Nas 129 páginas em que se manifesta contra colocar na cadeia mulheres que interrompem a gravidez antes do terceiro mês, a ministra expõe as incongruências constitucionais do Código Penal, que se contrapõe aos direitos fundamentais garantidos pela Carta. Diz que a criminalização atenta ainda contra a autodeterminação pessoal, a intimidade das mulheres e a liberdade. E derrota a tese do direito do feto de maneira objetiva: os direitos fundamentais são garantidos aos “nascidos no Brasil”, ou seja, só ocorrem após o nascimento, e não desde a concepção.

Cabe aqui explicar aos desatentos e aos de má-fé: descriminalizar e legalizar são ações completamente distintas. Como o termo diz, a descriminalização se limita à supressão das sanções penais, que, no caso específico, condenam a até 4 anos de prisão a mulher que interrompe a gravidez. Legalizar seria autorizar e regulamentar a prática, o que não está em discussão no âmbito da Suprema Corte. Essa, sim, uma tarefa exclusiva do Parlamento.

Sem fugir do debate que opõe religião ao aborto, Rosa afirma respeito às crenças e convicções morais dos indivíduos, mas avança: “a esfera da moral privada não pode ser confundida com a esfera da moral pública, e principalmente com o espaço de atuação do Estado de Direito, na restrição dos direitos fundamentais”.

Após considerações sobre a ineficácia da proibição para evitar abortos e da exposição de milhões de mulheres a práticas insalubres e a riscos de morte, Rosa foi definitiva: “A maternidade é escolha, não obrigação coercitiva”.

A frase curta e clara traz o tema para o seu lugar de origem: o ser mãe. Os prós, os contras, o desejo, as condições objetivas para a criação do filho e outras tantas variáveis.
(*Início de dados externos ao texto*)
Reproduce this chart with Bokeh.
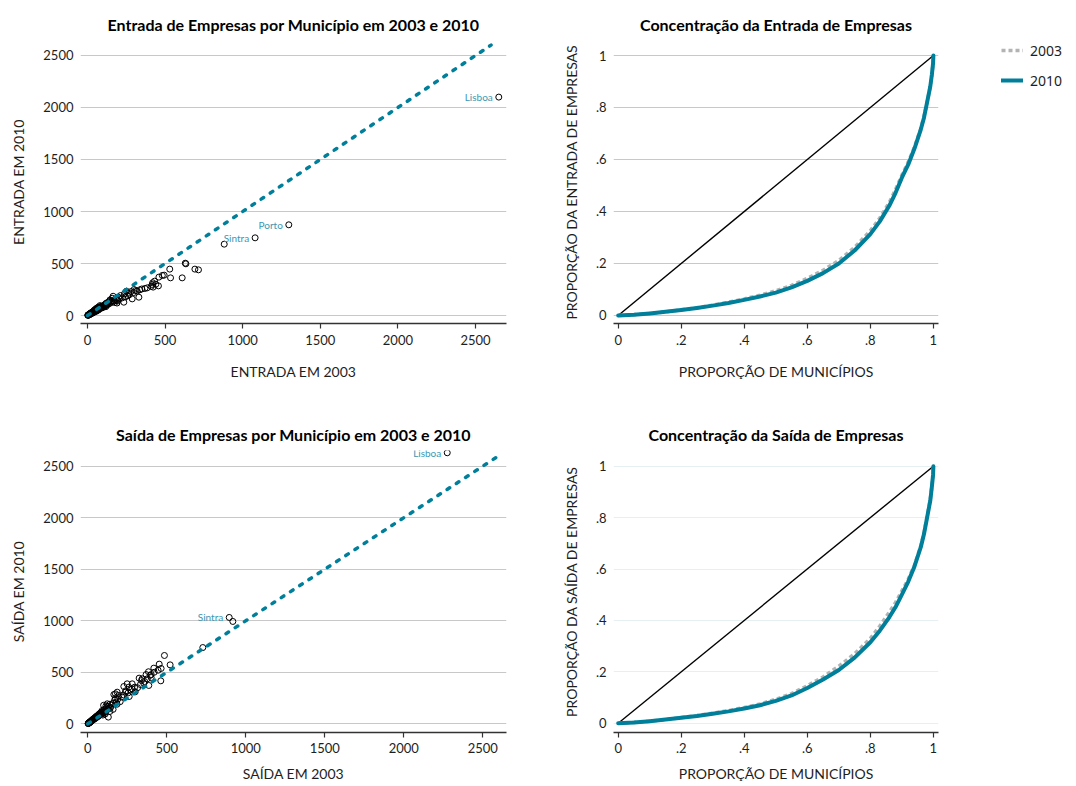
from bokeh.plotting import figure
from bokeh.layouts import row, column
from bokeh.models import ColumnDataSource, FixedTicker, Legend, LegendItem, Range1d
from bokeh.core.properties import value
from bokeh.embed import file_html
from bokeh.resources import INLINE

# ---------------------------------------------------------------------------
# Data: firm entries / exits per municipality (2003 vs 2010)
# ---------------------------------------------------------------------------
entry_2003 = [2650, 1297, 1080, 881, 634, 630, 692, 715, 610, 530, 535, 494, 482,
              460, 457, 432, 417, 423, 385, 370, 337, 331, 298, 288, 310, 280, 265,
              251, 238, 245, 213, 234, 225, 200, 190, 180, 172, 165, 159, 152, 148,
              140, 135, 130, 126, 120, 116, 112, 108, 104, 100, 97, 94, 90, 87, 84,
              80, 78, 75, 72, 70, 67, 65, 62, 60, 58, 55, 52, 50, 48, 46, 44, 42, 40,
              38, 36, 34, 32, 30, 28, 27, 25, 24, 22, 21, 20, 18, 17, 16, 15, 14, 13,
              12, 11, 10, 9, 8, 7, 6, 5, 4, 3, 2, 195, 205, 260, 270, 300, 320, 350,
              410, 440, 420, 190, 175, 160, 145, 128, 118, 110, 98, 85, 70, 66, 56,
              45, 39, 33, 26, 19, 12]
entry_2010 = [2100, 872, 747, 686, 497, 503, 446, 439, 362, 446, 362, 388, 385,
              369, 285, 330, 298, 273, 266, 260, 247, 176, 221, 160, 240, 230, 215,
              234, 208, 180, 192, 128, 170, 175, 150, 160, 140, 185, 166, 130, 120,
              135, 110, 125, 100, 118, 95, 105, 88, 98, 80, 90, 75, 85, 70, 78,
              95, 65, 70, 60, 80, 55, 62, 50, 72, 48, 52, 42, 60, 40, 45, 36, 48, 33,
              40, 30, 35, 27, 32, 24, 29, 21, 26, 19, 22, 17, 19, 14, 16, 12, 14, 11,
              12, 9, 10, 8, 9, 6, 6, 4, 5, 3, 2, 140, 160, 190, 200, 250, 235, 255,
              280, 300, 315, 120, 125, 140, 150, 112, 85, 92, 78, 88, 52, 74, 40,
              50, 28, 30, 18, 21, 7]

exit_2003 = [2275, 895, 918, 728, 485, 521, 452, 464, 418, 462, 384, 369, 401,
             376, 325, 354, 333, 386, 296, 249, 228, 262, 186, 165, 344, 401, 281,
             260, 239, 196, 175, 123, 150, 145, 140, 135, 130, 128, 125, 120, 118,
             115, 110, 105, 102, 100, 98, 95, 92, 90, 88, 85, 82, 80, 78, 75, 72, 70,
             68, 65, 62, 60, 58, 55, 52, 50, 48, 46, 44, 42, 40, 38, 36, 34, 32, 30,
             28, 26, 24, 22, 20, 19, 17, 16, 14, 13, 12, 10, 9, 8, 7, 6, 5, 4, 3, 2,
             160, 170, 175, 180, 190, 205, 215, 225, 240, 255, 270, 280, 300, 315,
             340, 360, 395, 420, 445, 160, 185, 140, 110, 95]
exit_2010 = [2630, 1032, 993, 740, 663, 572, 579, 537, 540, 417, 505, 478, 449,
             436, 443, 394, 381, 372, 355, 388, 362, 265, 307, 284, 437, 478, 388,
             355, 307, 275, 291, 194, 180, 160, 190, 150, 65, 170, 140, 155, 130,
             175, 125, 140, 110, 180, 120, 105, 130, 100, 115, 95, 110, 88, 100, 85,
             95, 78, 88, 72, 80, 68, 75, 62, 70, 56, 62, 52, 58, 48, 52, 44, 48, 40,
             42, 35, 38, 31, 32, 26, 27, 22, 21, 18, 18, 15, 14, 12, 11, 9, 9, 7, 6,
             5, 4, 2, 200, 230, 250, 210, 240, 215, 260, 280, 320, 300, 330, 340,
             310, 350, 420, 410, 470, 500, 520, 140, 190, 120, 95, 85]

# Highlighted municipalities (index into the arrays above)
entry_named = {"Lisboa": 0, "Porto": 1, "Sintra": 2}
exit_named = {"Lisboa": 0, "Sintra": 1}

# 45-degree reference line for the scatter panels
diag = [0, 2600]

# Lorenz curves: cumulative share of municipalities vs cumulative share of firms
lor_x = [0, 0.05, 0.1, 0.15, 0.2, 0.25, 0.3, 0.35, 0.4, 0.45, 0.5, 0.55, 0.6,
         0.65, 0.7, 0.75, 0.8, 0.83, 0.86, 0.88, 0.9, 0.92, 0.94, 0.96, 0.97,
         0.98, 0.99, 0.995, 0.999, 1.0]
entry_lor_2003 = [0, 0.003, 0.008, 0.014, 0.022, 0.030, 0.040, 0.051, 0.064,
                  0.078, 0.095, 0.116, 0.143, 0.174, 0.212, 0.262, 0.326, 0.375,
                  0.435, 0.485, 0.540, 0.590, 0.648, 0.720, 0.765, 0.820, 0.880,
                  0.925, 0.970, 1.0]
entry_lor_2010 = [0, 0.003, 0.008, 0.014, 0.021, 0.029, 0.038, 0.048, 0.060,
                  0.073, 0.088, 0.108, 0.133, 0.163, 0.200, 0.250, 0.313, 0.362,
                  0.422, 0.472, 0.530, 0.580, 0.642, 0.715, 0.760, 0.820, 0.880,
                  0.925, 0.970, 1.0]
exit_lor_2003 = [0, 0.003, 0.008, 0.014, 0.022, 0.030, 0.039, 0.049, 0.061,
                 0.075, 0.093, 0.115, 0.146, 0.180, 0.222, 0.270, 0.330, 0.378,
                 0.432, 0.470, 0.515, 0.560, 0.615, 0.690, 0.740, 0.805, 0.870,
                 0.920, 0.968, 1.0]
exit_lor_2010 = [0, 0.003, 0.008, 0.014, 0.021, 0.028, 0.037, 0.046, 0.057,
                 0.070, 0.087, 0.108, 0.137, 0.170, 0.207, 0.255, 0.315, 0.360,
                 0.412, 0.452, 0.500, 0.550, 0.610, 0.685, 0.735, 0.800, 0.865,
                 0.918, 0.967, 1.0]
equality = [0, 1]

scatter_ticks = [0, 500, 1000, 1500, 2000, 2500]
share_ticks = [0, 0.2, 0.4, 0.6, 0.8, 1.0]
share_labels = {0: "0", 0.2: ".2", 0.4: ".4", 0.6: ".6", 0.8: ".8", 1.0: "1"}
years = ["2003", "2010"]

# ---------------------------------------------------------------------------
# Styling
# ---------------------------------------------------------------------------
TEAL = "#007f9b"
TEAL_TEXT = "#3b97b3"
GREY_LINE = "#b3b3b3"
FONT = "Lato"
INK = "#1e1e1e"
STYLE_03 = dict(line_color=GREY_LINE, line_width=3.5, line_dash="4 3")
STYLE_10 = dict(line_color=TEAL, line_width=4, line_join="round", line_cap="round")


def style_axes(p, ticks, overrides=None, grid_color="#c8c8c8", compact=False):
    p.outline_line_color = None
    p.background_fill_color = "white"
    p.border_fill_color = "white"
    p.xgrid.visible = False
    p.ygrid.grid_line_color = grid_color
    p.ygrid.grid_line_width = 1
    for ax in (p.xaxis[0], p.yaxis[0]):
        ax.ticker = FixedTicker(ticks=ticks)
        ax.minor_tick_line_color = None
        ax.major_label_text_font = FONT
        ax.major_label_text_font_size = "13px"
        ax.major_label_text_color = INK
        ax.axis_label_text_font = FONT
        ax.axis_label_text_font_size = "14px"
        ax.axis_label_text_font_style = "normal"
        ax.axis_label_text_color = INK
        if overrides:
            ax.major_label_overrides = overrides
    p.xaxis.axis_line_color = "#333333"
    p.xaxis.axis_line_width = 1.5
    p.xaxis.major_tick_line_color = "#333333"
    p.xaxis.major_tick_line_width = 1.2
    p.xaxis.major_tick_in = 0
    p.xaxis.major_tick_out = 5
    # the lower row has less room below its axis
    p.xaxis.major_label_standoff = 5 if compact else 6
    p.xaxis.axis_label_standoff = 9 if compact else 15
    p.yaxis.axis_line_color = None
    p.yaxis.major_tick_line_color = None
    p.yaxis.major_tick_in = 0
    p.yaxis.major_tick_out = 0
    p.yaxis.major_label_standoff = 7
    p.yaxis.axis_label_standoff = 13
    p.title.text_font = FONT
    p.title.text_font_size = "16px"
    p.title.text_font_style = "bold"
    p.title.text_color = "black"
    p.title.align = "center"
    p.title.standoff = 14


def scatter_panel(title, xs, ys, named, xlab, ylab, xr, yr, height, top, bottom,
                  compact=False):
    p = figure(width=540, height=height, x_range=Range1d(*xr), y_range=Range1d(*yr),
               output_backend="svg", toolbar_location=None, title=title,
               min_border_left=80, min_border_right=34,
               min_border_top=top, min_border_bottom=bottom)
    style_axes(p, scatter_ticks, compact=compact)
    p.xaxis.axis_label = xlab
    p.yaxis.axis_label = ylab
    p.scatter(x=xs, y=ys, size=6, marker="circle", fill_color=None,
              line_color="black", line_width=1)
    p.line(x=diag, y=diag, line_color=TEAL, line_width=3.5,
           line_dash="3 8", line_cap="round")
    src = ColumnDataSource(dict(x=[xs[i] for i in named.values()],
                                y=[ys[i] for i in named.values()],
                                name=list(named.keys())))
    p.text(x="x", y="y", text="name", source=src, x_offset=-6,
           text_align="right", text_baseline="middle",
           text_font=value(FONT), text_font_size="10px", text_color=TEAL_TEXT)
    return p


def lorenz_panel(title, y03, y10, ylab, yr, height, top, bottom, grid_color,
                 compact=False):
    p = figure(width=450, height=height, x_range=Range1d(-0.0149, 1.0162),
               y_range=Range1d(*yr), output_backend="svg", toolbar_location=None,
               title=title, min_border_left=73, min_border_right=52,
               min_border_top=top, min_border_bottom=bottom)
    style_axes(p, share_ticks, share_labels, grid_color, compact=compact)
    p.xaxis.axis_label = "PROPORÇÃO DE MUNICÍPIOS"
    p.yaxis.axis_label = ylab
    p.line(x=equality, y=equality, line_color="black", line_width=1.4)
    p.line(x=lor_x, y=y03, **STYLE_03)
    p.line(x=lor_x, y=y10, **STYLE_10)
    return p


p1 = scatter_panel("Entrada de Empresas por Município em 2003 e 2010",
                   entry_2003, entry_2010, entry_named,
                   "ENTRADA EM 2003", "ENTRADA EM 2010",
                   (-45.1, 2699.7), (-76.9, 2644.2), 395, 40, 72)
p3 = scatter_panel("Saída de Empresas por Município em 2003 e 2010",
                   exit_2003, exit_2010, exit_named,
                   "SAÍDA EM 2003", "SAÍDA EM 2010",
                   (-46.2, 2650.0), (-84.4, 2652.0), 391, 55, 54, compact=True)

p2 = lorenz_panel("Concentração da Entrada de Empresas",
                  entry_lor_2003, entry_lor_2010,
                  "PROPORÇÃO DA ENTRADA DE EMPRESAS",
                  (-0.0308, 1.0577), 395, 40, 72, "#c8c8c8")
p4 = lorenz_panel("Concentração da Saída de Empresas",
                  exit_lor_2003, exit_lor_2010,
                  "PROPORÇÃO DA SAÍDA DE EMPRESAS",
                  (-0.0362, 1.0611), 391, 55, 54, "#e6f0f2", compact=True)

# Shared legend in its own narrow strip; its curves lie outside the visible range,
# so only the legend swatches show.
leg = figure(width=86, height=395, x_range=Range1d(10, 11), y_range=Range1d(10, 11),
             output_backend="svg", toolbar_location=None,
             x_axis_location=None, y_axis_location=None,
             min_border_left=0, min_border_right=0, min_border_top=0,
             min_border_bottom=0)
leg.outline_line_color = None
leg.grid.visible = False
l03 = leg.line(x=lor_x, y=entry_lor_2003, **STYLE_03)
l10 = leg.line(x=lor_x, y=entry_lor_2010, **STYLE_10)
legend = Legend(items=[LegendItem(label=years[0], renderers=[l03]),
                       LegendItem(label=years[1], renderers=[l10])],
                location=(11, 305), orientation="vertical",
                border_line_color=None, background_fill_alpha=0,
                padding=0, margin=0, spacing=10,
                glyph_width=22, glyph_height=20, label_height=20,
                label_standoff=7, label_text_font="Noto Sans",
                label_text_font_size="14px", label_text_color=INK)
leg.add_layout(legend, "center")

layout = row(column(p1, p3), column(p2, p4), leg)

with open("out.html", "w") as f:
    f.write(file_html(layout, INLINE, title="Entrada e Saída de Empresas"))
O Estado não tem direito de se meter nessa opção. “Impor a continuidade da gravidez, a despeito das particularidades que identificam a realidade experimentada pela gestante, representa forma de violência institucional contra a integridade física, psíquica e moral da mulher, colocando-a como instrumento a serviço das decisões do Estado e da sociedade, mas não suas.”

O voto da ministra, que se aposenta compulsoriamente no final deste mês, se deu no plenário virtual. Em uma ação previamente combinada para garantir a ela voz sobre a matéria, o ministro Luís Roberto Barroso, que a sucederá na presidência do STF, entrou com um pedido de destaque. Com isso, o julgamento deixa o ambiente digital para ir aos holofotes do plenário, onde não há segurança quanto à tese da descriminalização. Mas o voto de Rosa Weber já está consignado. Não pode ser alterado pelo novo ministro que o presidente Lula indicar para ocupar o lugar dela.
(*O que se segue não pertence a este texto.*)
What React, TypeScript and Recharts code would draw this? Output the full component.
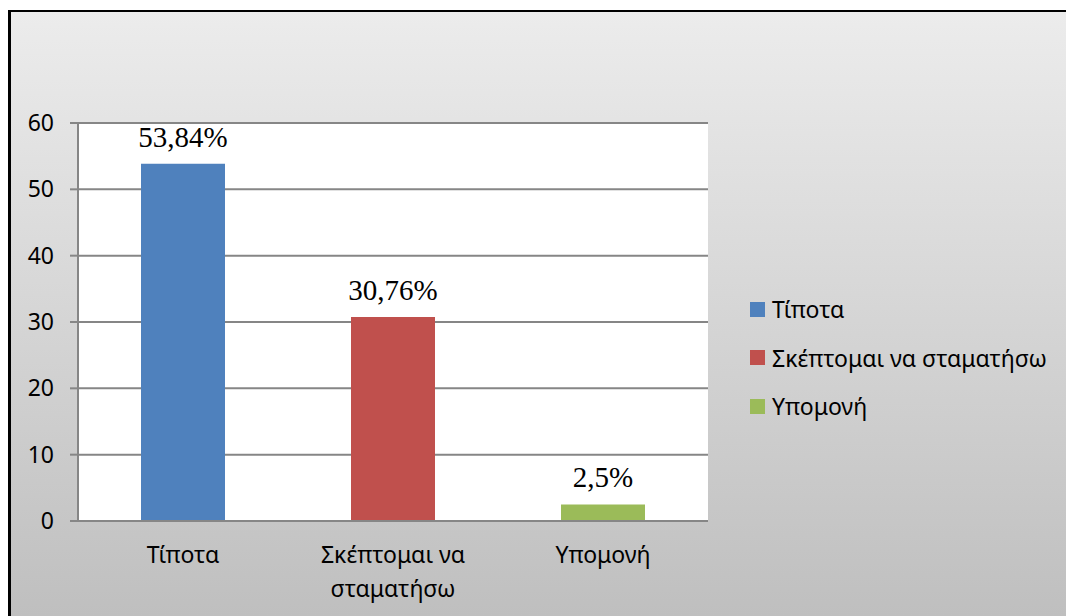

Depois de propositalmente preferir deixar a questão no limbo, o Congresso agora se vê obrigado a encarar a polêmica, na qual os conservadores estão mais adiantados.

No Senado, a ideia relâmpago de Emenda à Constituição (PEC) acrescentando “desde a concepção” ao artigo referente ao direito à vida se materializou da noite para o dia. Na sexta-feira, a proposta assinada pelo senador Magno Malta (PL-ES) já angariava apoio. Na Câmara, corre-se para acelerar o Estatuto do Nascituro, que depois de um esforço concentrado da direita, com bolsonaristas e evangélicos à frente, está próximo de obter as 257 assinaturas necessárias para um requerimento de urgência que permite levar o projeto diretamente ao plenário, sem tramitar pelas comissões temáticas.

Na esquerda, a maioria dos simpatizantes defende o direito ao aborto. O problema é que os líderes temem a pauta e fogem dela como o diabo da cruz. Candidatos – incluindo o presidente Lula – desconversam quando são perguntados. No máximo, depois de se posicionarem pessoalmente contra, protegem-se dizendo que é uma questão de saúde. Mas nenhum candidato competitivo no Brasil defendeu o aborto, nem mesmo a sua descriminalização.

Nesse vácuo, o STF agiu. Está analisando se é ou não constitucional tratar o aborto como crime depois de ser instado pelo PSOL, que, sob a ótica dos direitos fundamentais, questionou os artigos 124 a 126 do Código Penal, relativos à condenação e punição de mulheres que interrompem a gravidez.

Sem dúvida, é inadiável o debate sobre prerrogativas do STF, Congresso Nacional e Executivo para reforçar os contornos e os limites dos poderes dentro do tripé de sustentação do Estado brasileiro. Até lá, ainda bem que tivemos uma Rosa Weber. Salve Rosa!